Janice Forsyth is a member of the Fisher River Cree First Nation and a professor in the Faculty of Education, School of Kinesiology, University of British Columbia. She is a recognized leader in Indigenous sport development in Canada. Her research has generated significant national and international attention among scholars and practitioners, and several of her studies are included in the reports of the Truth and Reconciliation Commission. In 2017, she was elected to the College of the Royal Society of Canada for her contributions to research and advocacy.
Christine O’Bonsawin is a member of the Abenaki Nation of Odanak and an associate professor of history and Indigenous studies at the University of Victoria, located on Lək̓ʷəŋən and W̱SÁNEĆ Territories. Her scholarship takes up questions regarding the appropriation and subjugation of Indigenous Peoples’ identities and cultures in Olympic history and the future programming of the Games.Her work has recently focused on the legal and political rights of Indigenous peoples in relation to Canada’s hosting of the Olympic Games and other mega-sporting events on unceded Indigenous territories. O’Bonsawin co-authored Challenging Racist “British Columbia”: 150 Years and Counting and co-edited a special issue of BC Studies: (Un)Settling the Islands: Race, Indigeneity and the Transpacific.
Russell Field is an associate professor in the Faculty of Kinesiology and Recreation Management, University of Manitoba. His research explores sport and social justice, with current projects focusing on global sporting events as sites of resistance and protest, as well as the concept of “people’s history.” He is the principal investigator of the SSHRC-funded project A People’s History of Sport in Canada. He is the founder and executive director of the Canadian Sport Film Festival.
Murray Phillips is a professor of sport history in the School of Human Movement and Nutrition Sciences, University of Queensland. He was the interim head of the School and acting director of the university’s Poche Centre for Indigenous Health.
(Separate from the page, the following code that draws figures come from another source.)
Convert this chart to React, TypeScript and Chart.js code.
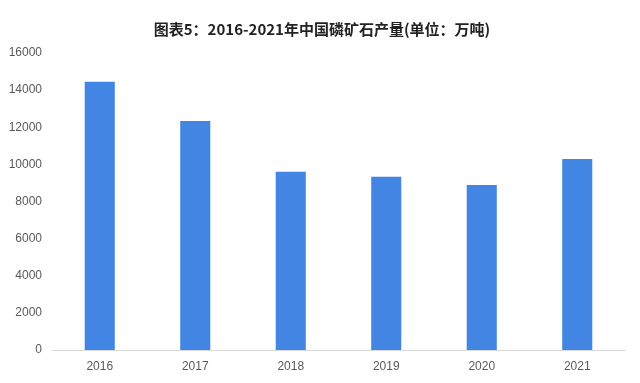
import React, { useEffect, useRef } from "react";
import { Chart, registerables } from "chart.js";

Chart.register(...registerables);

const titleText = "图表5：2016-2021年中国磷矿石产量(单位：万吨)";
const years = ["2016", "2017", "2018", "2019", "2020", "2021"];
const output = [14450, 12330, 9600, 9330, 8890, 10290];
const yMin = 0;
const yMax = 16000;
const yStep = 2000;

const titlePlugin = {
  id: "customTitle",
  afterDraw(chart: any) {
    const ctx = chart.ctx;
    ctx.save();
    ctx.font = 'bold 15px "Noto Sans CJK SC", sans-serif';
    ctx.fillStyle = "#222222";
    ctx.textAlign = "center";
    ctx.textBaseline = "middle";
    ctx.fillText(titleText, 322, 29);
    ctx.restore();
  },
};

export default function App() {
  const ref = useRef<HTMLCanvasElement | null>(null);
  useEffect(() => {
    document.body.style.margin = "0";
    const canvas = ref.current;
    if (!canvas) return;
    const chart = new Chart(canvas, {
      type: "bar",
      data: {
        labels: years,
        datasets: [
          {
            data: output,
            backgroundColor: "#4285E3",
            borderWidth: 0,
            categoryPercentage: 1,
            barPercentage: 0.315,
          },
        ],
      },
      options: {
        animation: false,
        responsive: false,
        maintainAspectRatio: false,
        layout: { padding: { top: 53, right: 15, left: 0, bottom: 0 } },
        plugins: {
          legend: { display: false },
          title: { display: false },
          tooltip: { enabled: false },
        },
        scales: {
          x: {
            grid: { display: false, drawTicks: false },
            border: { display: true, color: "#d9d9d9", width: 1 },
            ticks: {
              color: "#595959",
              font: { family: '"Liberation Sans", Arial, sans-serif', size: 12 },
              padding: 9,
            },
            afterFit(scale: any) {
              scale.height = 33;
            },
          },
          y: {
            min: yMin,
            max: yMax,
            grid: { display: false, drawTicks: false },
            border: { display: false },
            ticks: {
              stepSize: yStep,
              color: "#595959",
              font: { family: '"Liberation Sans", Arial, sans-serif', size: 12 },
              padding: 10,
              callback: (v: any) => String(v),
            },
            afterFit(scale: any) {
              scale.width = 52;
            },
          },
        },
      },
      plugins: [titlePlugin],
    });
    return () => chart.destroy();
  }, []);
  return (
    <div style={{ position: "absolute", left: 0, top: 0, width: 640, height: 383, background: "#fff" }}>
      <canvas ref={ref} width={640} height={383} style={{ width: 640, height: 383, display: "block" }} />
    </div>
  );
}
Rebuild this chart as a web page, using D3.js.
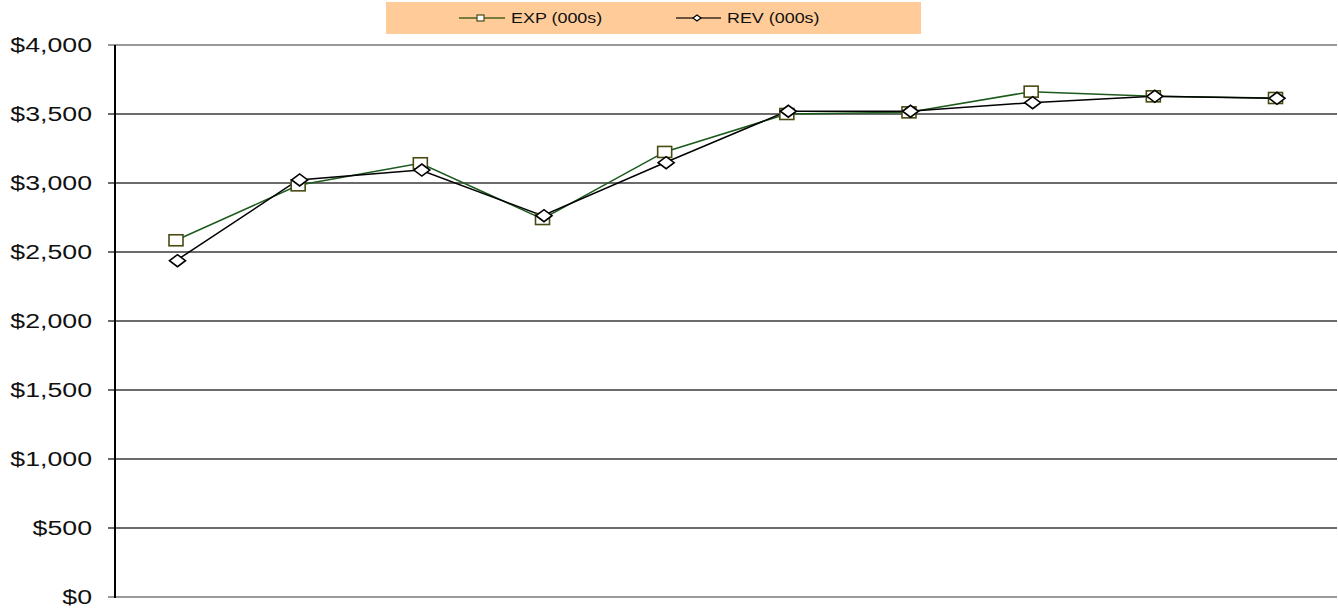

He is president of the North American Society for Sport History and was president of the Australian Society for Sport History and editor of the Journal of Sport History.
Decolonizing Sport tells the stories of sport colonizing Indigenous Peoples and of Indigenous Peoples using sport to decolonize. Spanning several lands — Turtle Island, the US, Australia, Aotearoa/New Zealand and Kenya — the authors demonstrate the two sharp edges of sport in the history of colonialism. Colonizers used sport, their own and Indigenous recreational activities they appropriated, as part of the process of dispossession of land and culture. Indigenous mascots and team names, hockey at residential schools, lacrosse and many other examples show the subjugating force of sport. Yet, Indigenous Peoples used sport, playing their own games and those of the colonizers, including hockey, horse racing and fishing, and subverting colonial sport rules as liberation from colonialism. This collection stands apart from recent publications in the area of sport with its focus on Indigenous Peoples, sport and decolonization, as well as in imagining a new way forward.